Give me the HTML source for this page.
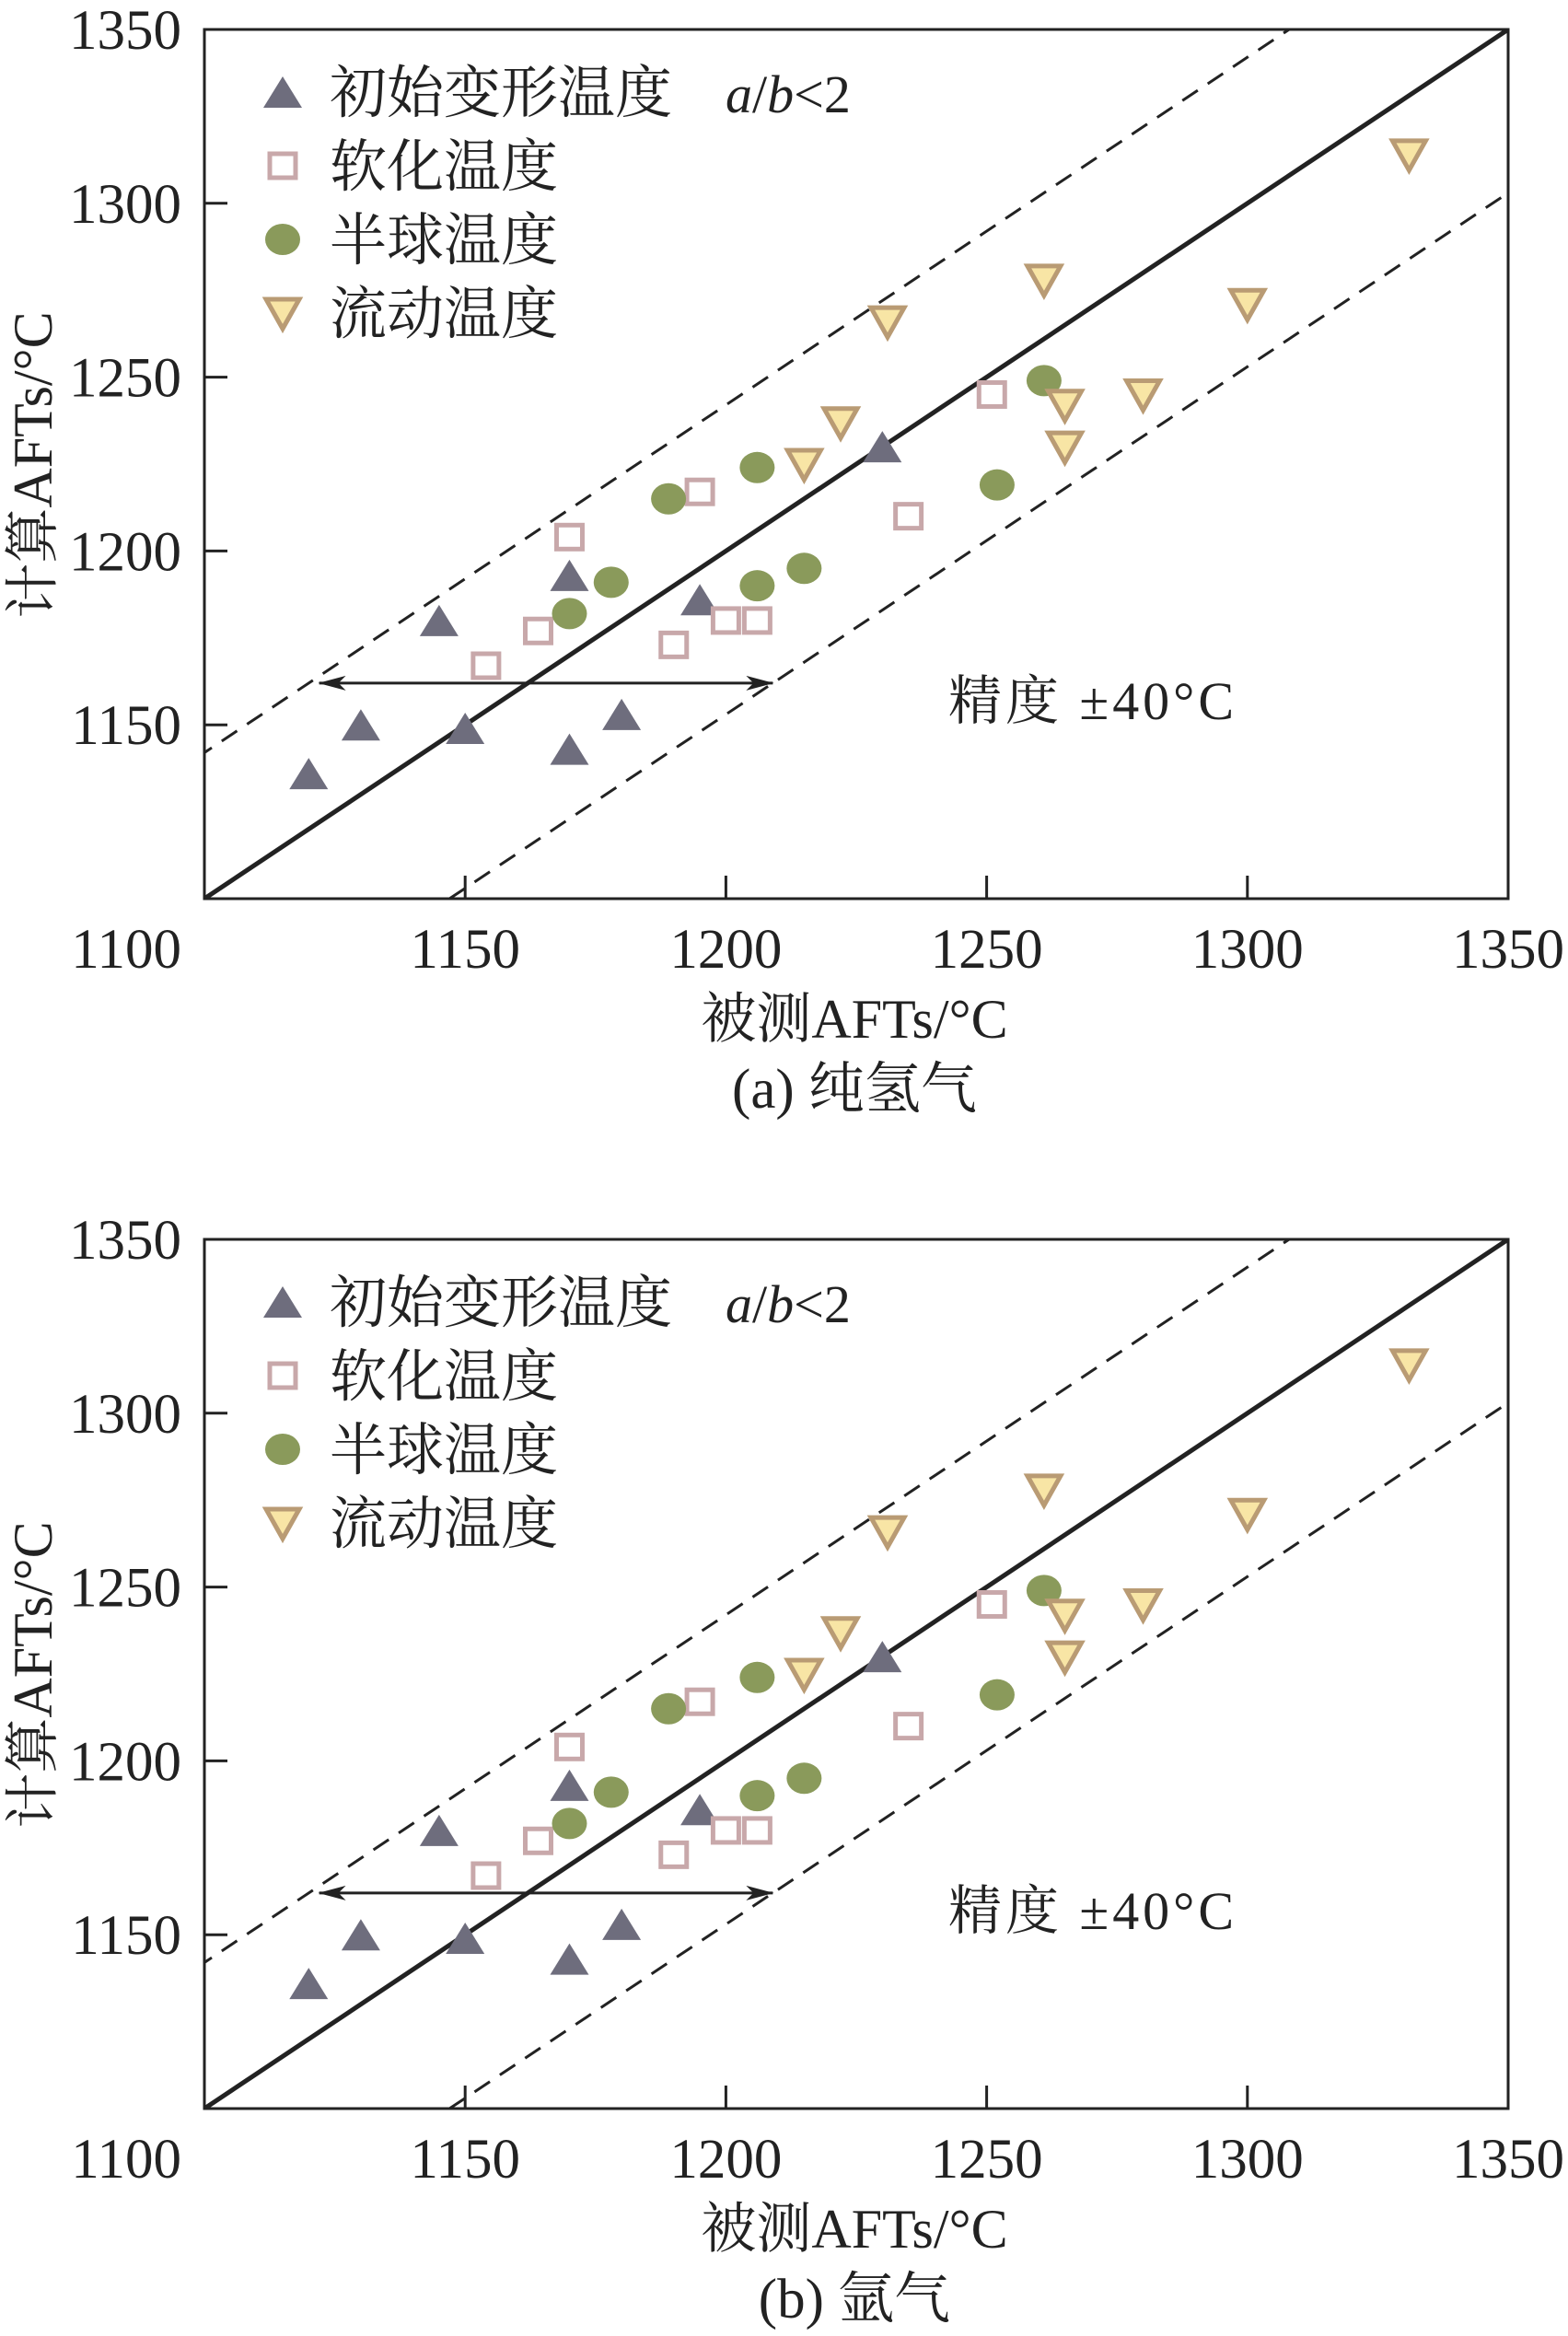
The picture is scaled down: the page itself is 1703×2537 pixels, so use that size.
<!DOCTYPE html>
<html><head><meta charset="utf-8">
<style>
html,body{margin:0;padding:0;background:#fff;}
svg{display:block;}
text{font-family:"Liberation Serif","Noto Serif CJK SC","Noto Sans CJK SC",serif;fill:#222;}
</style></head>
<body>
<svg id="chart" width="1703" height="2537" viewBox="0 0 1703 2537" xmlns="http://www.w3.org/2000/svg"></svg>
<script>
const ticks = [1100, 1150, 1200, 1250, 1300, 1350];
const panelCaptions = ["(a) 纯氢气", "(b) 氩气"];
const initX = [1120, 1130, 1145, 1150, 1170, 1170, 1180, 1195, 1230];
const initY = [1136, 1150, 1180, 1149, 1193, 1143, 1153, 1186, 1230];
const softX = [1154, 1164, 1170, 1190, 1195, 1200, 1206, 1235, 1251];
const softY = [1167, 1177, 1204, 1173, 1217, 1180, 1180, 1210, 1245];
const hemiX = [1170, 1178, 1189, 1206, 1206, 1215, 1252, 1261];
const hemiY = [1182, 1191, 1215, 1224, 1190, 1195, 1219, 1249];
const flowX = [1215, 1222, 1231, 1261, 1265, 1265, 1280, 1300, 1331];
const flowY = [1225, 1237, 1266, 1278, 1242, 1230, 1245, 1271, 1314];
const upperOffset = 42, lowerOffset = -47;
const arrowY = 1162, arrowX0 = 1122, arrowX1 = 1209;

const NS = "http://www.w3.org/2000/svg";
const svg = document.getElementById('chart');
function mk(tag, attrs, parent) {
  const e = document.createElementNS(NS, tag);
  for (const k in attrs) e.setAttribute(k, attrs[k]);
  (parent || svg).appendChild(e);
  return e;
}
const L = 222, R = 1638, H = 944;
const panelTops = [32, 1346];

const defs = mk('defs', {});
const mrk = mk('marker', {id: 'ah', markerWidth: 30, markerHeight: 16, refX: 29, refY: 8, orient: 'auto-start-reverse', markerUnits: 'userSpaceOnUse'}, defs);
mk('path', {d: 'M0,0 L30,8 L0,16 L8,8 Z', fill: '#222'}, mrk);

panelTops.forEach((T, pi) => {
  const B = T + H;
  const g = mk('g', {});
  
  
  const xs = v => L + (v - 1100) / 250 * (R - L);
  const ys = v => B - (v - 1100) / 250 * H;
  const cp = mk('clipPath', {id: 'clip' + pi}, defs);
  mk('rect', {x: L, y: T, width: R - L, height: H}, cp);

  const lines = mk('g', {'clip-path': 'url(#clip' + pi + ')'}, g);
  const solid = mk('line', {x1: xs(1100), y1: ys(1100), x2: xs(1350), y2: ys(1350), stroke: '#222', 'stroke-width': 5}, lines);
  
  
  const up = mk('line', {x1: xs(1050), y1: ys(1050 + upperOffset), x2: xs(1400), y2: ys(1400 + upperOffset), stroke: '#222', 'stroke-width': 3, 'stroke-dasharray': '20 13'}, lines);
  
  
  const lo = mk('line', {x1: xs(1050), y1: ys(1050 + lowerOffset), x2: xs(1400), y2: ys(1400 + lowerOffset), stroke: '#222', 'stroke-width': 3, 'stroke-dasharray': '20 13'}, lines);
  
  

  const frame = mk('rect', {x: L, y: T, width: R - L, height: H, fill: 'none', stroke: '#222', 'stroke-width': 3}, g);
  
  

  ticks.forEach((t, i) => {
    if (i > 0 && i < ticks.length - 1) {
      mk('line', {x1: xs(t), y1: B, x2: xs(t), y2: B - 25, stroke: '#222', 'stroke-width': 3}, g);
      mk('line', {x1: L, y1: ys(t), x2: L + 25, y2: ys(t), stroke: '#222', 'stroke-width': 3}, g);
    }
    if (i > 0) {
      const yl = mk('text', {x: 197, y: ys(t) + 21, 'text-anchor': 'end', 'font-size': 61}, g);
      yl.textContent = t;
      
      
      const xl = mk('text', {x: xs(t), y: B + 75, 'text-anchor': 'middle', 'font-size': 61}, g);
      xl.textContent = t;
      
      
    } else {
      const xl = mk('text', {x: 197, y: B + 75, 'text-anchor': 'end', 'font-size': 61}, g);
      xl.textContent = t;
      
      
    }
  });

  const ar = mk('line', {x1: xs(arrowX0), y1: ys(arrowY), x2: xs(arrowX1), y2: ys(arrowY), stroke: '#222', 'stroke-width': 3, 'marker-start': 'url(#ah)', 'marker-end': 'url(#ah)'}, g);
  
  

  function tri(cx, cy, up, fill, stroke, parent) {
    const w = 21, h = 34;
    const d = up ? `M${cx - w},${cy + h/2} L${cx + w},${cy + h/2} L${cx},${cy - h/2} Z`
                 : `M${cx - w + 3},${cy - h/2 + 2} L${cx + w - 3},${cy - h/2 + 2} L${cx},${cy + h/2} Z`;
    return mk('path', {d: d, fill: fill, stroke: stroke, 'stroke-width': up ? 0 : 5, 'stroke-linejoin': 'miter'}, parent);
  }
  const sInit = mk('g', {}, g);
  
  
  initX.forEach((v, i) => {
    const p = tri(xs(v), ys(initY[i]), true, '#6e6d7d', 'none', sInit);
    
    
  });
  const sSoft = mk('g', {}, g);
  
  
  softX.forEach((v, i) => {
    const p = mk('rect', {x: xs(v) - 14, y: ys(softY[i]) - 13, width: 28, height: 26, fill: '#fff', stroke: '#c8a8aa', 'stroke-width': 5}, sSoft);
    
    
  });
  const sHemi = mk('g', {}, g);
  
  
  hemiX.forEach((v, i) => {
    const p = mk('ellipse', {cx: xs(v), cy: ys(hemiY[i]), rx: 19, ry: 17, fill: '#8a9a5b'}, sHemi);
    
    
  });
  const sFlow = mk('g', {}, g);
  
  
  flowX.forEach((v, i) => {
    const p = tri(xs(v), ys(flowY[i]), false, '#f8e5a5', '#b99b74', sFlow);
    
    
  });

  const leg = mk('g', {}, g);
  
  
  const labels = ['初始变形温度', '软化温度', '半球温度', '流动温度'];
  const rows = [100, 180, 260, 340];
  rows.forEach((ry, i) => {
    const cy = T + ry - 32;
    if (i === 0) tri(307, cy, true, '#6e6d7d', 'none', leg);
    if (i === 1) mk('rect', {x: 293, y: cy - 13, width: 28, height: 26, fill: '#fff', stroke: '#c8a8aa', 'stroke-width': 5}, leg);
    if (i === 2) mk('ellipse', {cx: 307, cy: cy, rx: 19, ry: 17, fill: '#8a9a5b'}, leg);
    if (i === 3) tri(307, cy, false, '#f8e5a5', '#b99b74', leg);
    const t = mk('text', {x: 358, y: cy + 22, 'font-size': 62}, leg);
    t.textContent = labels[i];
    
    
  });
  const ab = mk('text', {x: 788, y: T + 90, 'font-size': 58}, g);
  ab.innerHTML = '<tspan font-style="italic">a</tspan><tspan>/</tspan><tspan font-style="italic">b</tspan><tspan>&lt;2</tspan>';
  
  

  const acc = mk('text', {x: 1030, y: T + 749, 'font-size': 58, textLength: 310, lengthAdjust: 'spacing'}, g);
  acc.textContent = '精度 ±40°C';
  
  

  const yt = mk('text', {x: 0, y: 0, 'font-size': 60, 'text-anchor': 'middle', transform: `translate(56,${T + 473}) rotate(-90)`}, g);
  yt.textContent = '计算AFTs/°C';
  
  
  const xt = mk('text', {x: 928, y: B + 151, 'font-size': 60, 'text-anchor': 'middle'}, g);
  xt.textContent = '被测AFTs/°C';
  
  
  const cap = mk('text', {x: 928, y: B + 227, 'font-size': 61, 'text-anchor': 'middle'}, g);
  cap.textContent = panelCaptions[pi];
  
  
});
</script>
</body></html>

WRITTEN PROBLEM:
Produce an exact copy of each line of data, skipping embedded images.

RESPONSE TO THIS EXERCISE:
Give me the HTML source for this page.
The picture is scaled down: the page itself is 1703×2537 pixels, so use that size.
<!DOCTYPE html>
<html><head><meta charset="utf-8">
<style>
html,body{margin:0;padding:0;background:#fff;}
svg{display:block;}
text{font-family:"Liberation Serif","Noto Serif CJK SC","Noto Sans CJK SC",serif;fill:#222;}
</style></head>
<body>
<svg id="chart" width="1703" height="2537" viewBox="0 0 1703 2537" xmlns="http://www.w3.org/2000/svg"></svg>
<script>
const ticks = [1100, 1150, 1200, 1250, 1300, 1350];
const panelCaptions = ["(a) 纯氢气", "(b) 氩气"];
const initX = [1120, 1130, 1145, 1150, 1170, 1170, 1180, 1195, 1230];
const initY = [1136, 1150, 1180, 1149, 1193, 1143, 1153, 1186, 1230];
const softX = [1154, 1164, 1170, 1190, 1195, 1200, 1206, 1235, 1251];
const softY = [1167, 1177, 1204, 1173, 1217, 1180, 1180, 1210, 1245];
const hemiX = [1170, 1178, 1189, 1206, 1206, 1215, 1252, 1261];
const hemiY = [1182, 1191, 1215, 1224, 1190, 1195, 1219, 1249];
const flowX = [1215, 1222, 1231, 1261, 1265, 1265, 1280, 1300, 1331];
const flowY = [1225, 1237, 1266, 1278, 1242, 1230, 1245, 1271, 1314];
const upperOffset = 42, lowerOffset = -47;
const arrowY = 1162, arrowX0 = 1122, arrowX1 = 1209;

const NS = "http://www.w3.org/2000/svg";
const svg = document.getElementById('chart');
function mk(tag, attrs, parent) {
  const e = document.createElementNS(NS, tag);
  for (const k in attrs) e.setAttribute(k, attrs[k]);
  (parent || svg).appendChild(e);
  return e;
}
const L = 222, R = 1638, H = 944;
const panelTops = [32, 1346];

const defs = mk('defs', {});
const mrk = mk('marker', {id: 'ah', markerWidth: 30, markerHeight: 16, refX: 29, refY: 8, orient: 'auto-start-reverse', markerUnits: 'userSpaceOnUse'}, defs);
mk('path', {d: 'M0,0 L30,8 L0,16 L8,8 Z', fill: '#222'}, mrk);

panelTops.forEach((T, pi) => {
  const B = T + H;
  const g = mk('g', {});
  
  
  const xs = v => L + (v - 1100) / 250 * (R - L);
  const ys = v => B - (v - 1100) / 250 * H;
  const cp = mk('clipPath', {id: 'clip' + pi}, defs);
  mk('rect', {x: L, y: T, width: R - L, height: H}, cp);

  const lines = mk('g', {'clip-path': 'url(#clip' + pi + ')'}, g);
  const solid = mk('line', {x1: xs(1100), y1: ys(1100), x2: xs(1350), y2: ys(1350), stroke: '#222', 'stroke-width': 5}, lines);
  
  
  const up = mk('line', {x1: xs(1050), y1: ys(1050 + upperOffset), x2: xs(1400), y2: ys(1400 + upperOffset), stroke: '#222', 'stroke-width': 3, 'stroke-dasharray': '20 13'}, lines);
  
  
  const lo = mk('line', {x1: xs(1050), y1: ys(1050 + lowerOffset), x2: xs(1400), y2: ys(1400 + lowerOffset), stroke: '#222', 'stroke-width': 3, 'stroke-dasharray': '20 13'}, lines);
  
  

  const frame = mk('rect', {x: L, y: T, width: R - L, height: H, fill: 'none', stroke: '#222', 'stroke-width': 3}, g);
  
  

  ticks.forEach((t, i) => {
    if (i > 0 && i < ticks.length - 1) {
      mk('line', {x1: xs(t), y1: B, x2: xs(t), y2: B - 25, stroke: '#222', 'stroke-width': 3}, g);
      mk('line', {x1: L, y1: ys(t), x2: L + 25, y2: ys(t), stroke: '#222', 'stroke-width': 3}, g);
    }
    if (i > 0) {
      const yl = mk('text', {x: 197, y: ys(t) + 21, 'text-anchor': 'end', 'font-size': 61}, g);
      yl.textContent = t;
      
      
      const xl = mk('text', {x: xs(t), y: B + 75, 'text-anchor': 'middle', 'font-size': 61}, g);
      xl.textContent = t;
      
      
    } else {
      const xl = mk('text', {x: 197, y: B + 75, 'text-anchor': 'end', 'font-size': 61}, g);
      xl.textContent = t;
      
      
    }
  });

  const ar = mk('line', {x1: xs(arrowX0), y1: ys(arrowY), x2: xs(arrowX1), y2: ys(arrowY), stroke: '#222', 'stroke-width': 3, 'marker-start': 'url(#ah)', 'marker-end': 'url(#ah)'}, g);
  
  

  function tri(cx, cy, up, fill, stroke, parent) {
    const w = 21, h = 34;
    const d = up ? `M${cx - w},${cy + h/2} L${cx + w},${cy + h/2} L${cx},${cy - h/2} Z`
                 : `M${cx - w + 3},${cy - h/2 + 2} L${cx + w - 3},${cy - h/2 + 2} L${cx},${cy + h/2} Z`;
    return mk('path', {d: d, fill: fill, stroke: stroke, 'stroke-width': up ? 0 : 5, 'stroke-linejoin': 'miter'}, parent);
  }
  const sInit = mk('g', {}, g);
  
  
  initX.forEach((v, i) => {
    const p = tri(xs(v), ys(initY[i]), true, '#6e6d7d', 'none', sInit);
    
    
  });
  const sSoft = mk('g', {}, g);
  
  
  softX.forEach((v, i) => {
    const p = mk('rect', {x: xs(v) - 14, y: ys(softY[i]) - 13, width: 28, height: 26, fill: '#fff', stroke: '#c8a8aa', 'stroke-width': 5}, sSoft);
    
    
  });
  const sHemi = mk('g', {}, g);
  
  
  hemiX.forEach((v, i) => {
    const p = mk('ellipse', {cx: xs(v), cy: ys(hemiY[i]), rx: 19, ry: 17, fill: '#8a9a5b'}, sHemi);
    
    
  });
  const sFlow = mk('g', {}, g);
  
  
  flowX.forEach((v, i) => {
    const p = tri(xs(v), ys(flowY[i]), false, '#f8e5a5', '#b99b74', sFlow);
    
    
  });

  const leg = mk('g', {}, g);
  
  
  const labels = ['初始变形温度', '软化温度', '半球温度', '流动温度'];
  const rows = [100, 180, 260, 340];
  rows.forEach((ry, i) => {
    const cy = T + ry - 32;
    if (i === 0) tri(307, cy, true, '#6e6d7d', 'none', leg);
    if (i === 1) mk('rect', {x: 293, y: cy - 13, width: 28, height: 26, fill: '#fff', stroke: '#c8a8aa', 'stroke-width': 5}, leg);
    if (i === 2) mk('ellipse', {cx: 307, cy: cy, rx: 19, ry: 17, fill: '#8a9a5b'}, leg);
    if (i === 3) tri(307, cy, false, '#f8e5a5', '#b99b74', leg);
    const t = mk('text', {x: 358, y: cy + 22, 'font-size': 62}, leg);
    t.textContent = labels[i];
    
    
  });
  const ab = mk('text', {x: 788, y: T + 90, 'font-size': 58}, g);
  ab.innerHTML = '<tspan font-style="italic">a</tspan><tspan>/</tspan><tspan font-style="italic">b</tspan><tspan>&lt;2</tspan>';
  
  

  const acc = mk('text', {x: 1030, y: T + 749, 'font-size': 58, textLength: 310, lengthAdjust: 'spacing'}, g);
  acc.textContent = '精度 ±40°C';
  
  

  const yt = mk('text', {x: 0, y: 0, 'font-size': 60, 'text-anchor': 'middle', transform: `translate(56,${T + 473}) rotate(-90)`}, g);
  yt.textContent = '计算AFTs/°C';
  
  
  const xt = mk('text', {x: 928, y: B + 151, 'font-size': 60, 'text-anchor': 'middle'}, g);
  xt.textContent = '被测AFTs/°C';
  
  
  const cap = mk('text', {x: 928, y: B + 227, 'font-size': 61, 'text-anchor': 'middle'}, g);
  cap.textContent = panelCaptions[pi];
  
  
});
</script>
</body></html>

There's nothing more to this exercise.